Eduard Limonov, leader of the radical National Bolshevik Party, on Tuesday. Mikhail Fomichev
The Supreme Court on Tuesday re-imposed a ban on the radical National Bolshevik Party, or NBP, reversing its own decision earlier this year to cancel a ban imposed by a lower court.

"This was a historic humiliation for the Supreme Court," NBP leader Eduard Limonov said after the verdict. "Big players such as the Prosecutor General's Office intervened and pressed the judges to discard their previous verdict."

The court did not publish any reason for Tuesday's decision, and no one answered the telephone at the Supreme Court's press office on Tuesday afternoon.

The NBP, whose nonviolent, theatrical protests against President Vladimir Putin have prompted a harsh crackdown on its activists, has been fighting a legal battle against attempts to ban it since March 2004.

The Moscow region prosecutor's office requested the party be shut down, accusing it of extremism.

In June, a Moscow region court ruled that the NBP must disband, but five weeks later, the Supreme Court upheld the NBP's appeal and sent the case back to the lower court for a retrial.

The Prosecutor General's Office filed a protest against the decision, and the presidium of the Supreme Court ruled last month to cancel its August ruling and ordered the full court to reconsider its decision.

A representative of the Moscow region prosecutor's office, Natalya Mikhlina, told the court Tuesday that she was satisfied with the verdict.

Limonov said that the NBP would appeal Tuesday's verdict to the European Court of Human Rights in Strasbourg, France.

He said that he would apply to register a new organization, the National Bolshevik Party of the Russian Federation, with the Justice Ministry as a fully fledged political party.

Over the past two years, the ministry has rejected several applications by the NBP to register as a political party, citing what it said were mistakes in its applications.

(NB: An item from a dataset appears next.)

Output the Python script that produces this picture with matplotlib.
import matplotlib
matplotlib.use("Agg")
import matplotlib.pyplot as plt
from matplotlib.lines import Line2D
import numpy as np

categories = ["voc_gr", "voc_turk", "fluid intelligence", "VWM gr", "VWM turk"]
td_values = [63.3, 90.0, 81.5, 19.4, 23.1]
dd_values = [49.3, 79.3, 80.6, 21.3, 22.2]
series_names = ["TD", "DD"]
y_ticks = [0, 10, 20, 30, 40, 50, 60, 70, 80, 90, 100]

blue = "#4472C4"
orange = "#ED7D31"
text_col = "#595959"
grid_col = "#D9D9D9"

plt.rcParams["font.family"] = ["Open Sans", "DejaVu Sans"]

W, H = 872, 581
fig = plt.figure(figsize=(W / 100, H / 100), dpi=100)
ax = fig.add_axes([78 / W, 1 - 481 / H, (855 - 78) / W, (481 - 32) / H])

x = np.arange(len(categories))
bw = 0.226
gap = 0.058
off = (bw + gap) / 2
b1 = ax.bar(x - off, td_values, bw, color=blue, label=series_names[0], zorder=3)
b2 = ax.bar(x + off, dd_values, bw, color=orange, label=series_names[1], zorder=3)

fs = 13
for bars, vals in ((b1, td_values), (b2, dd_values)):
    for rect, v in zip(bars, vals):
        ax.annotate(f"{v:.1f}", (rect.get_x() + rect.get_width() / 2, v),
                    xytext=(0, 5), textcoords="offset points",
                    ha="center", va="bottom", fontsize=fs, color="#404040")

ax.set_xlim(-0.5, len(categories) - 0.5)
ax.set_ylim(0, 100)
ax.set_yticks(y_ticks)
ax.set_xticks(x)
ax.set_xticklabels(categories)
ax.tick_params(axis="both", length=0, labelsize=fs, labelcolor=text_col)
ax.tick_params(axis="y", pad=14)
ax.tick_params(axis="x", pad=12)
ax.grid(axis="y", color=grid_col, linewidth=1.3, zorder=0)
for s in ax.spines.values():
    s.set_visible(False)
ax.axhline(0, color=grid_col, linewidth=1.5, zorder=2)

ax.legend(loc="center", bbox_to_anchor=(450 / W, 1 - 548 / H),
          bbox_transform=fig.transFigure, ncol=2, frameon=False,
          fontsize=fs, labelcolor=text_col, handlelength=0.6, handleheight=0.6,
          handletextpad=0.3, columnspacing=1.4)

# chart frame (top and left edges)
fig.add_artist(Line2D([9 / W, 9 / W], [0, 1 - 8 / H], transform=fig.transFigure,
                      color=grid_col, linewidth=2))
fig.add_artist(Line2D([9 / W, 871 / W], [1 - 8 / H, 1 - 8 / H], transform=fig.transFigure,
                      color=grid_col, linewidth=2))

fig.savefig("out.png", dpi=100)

The NBP first registered in 1993 as a nongovernmental organization and by law cannot run in elections.

Vladimir Pribylovsky, head of the Panorama think tank, said that the authorities had singled out the NBP for its bold challenge of the political status quo.

"When everyone is doing their best to show how much they respect Putin, the NBP is among very few organizations that are doing their best to show how little they respect the president," he said.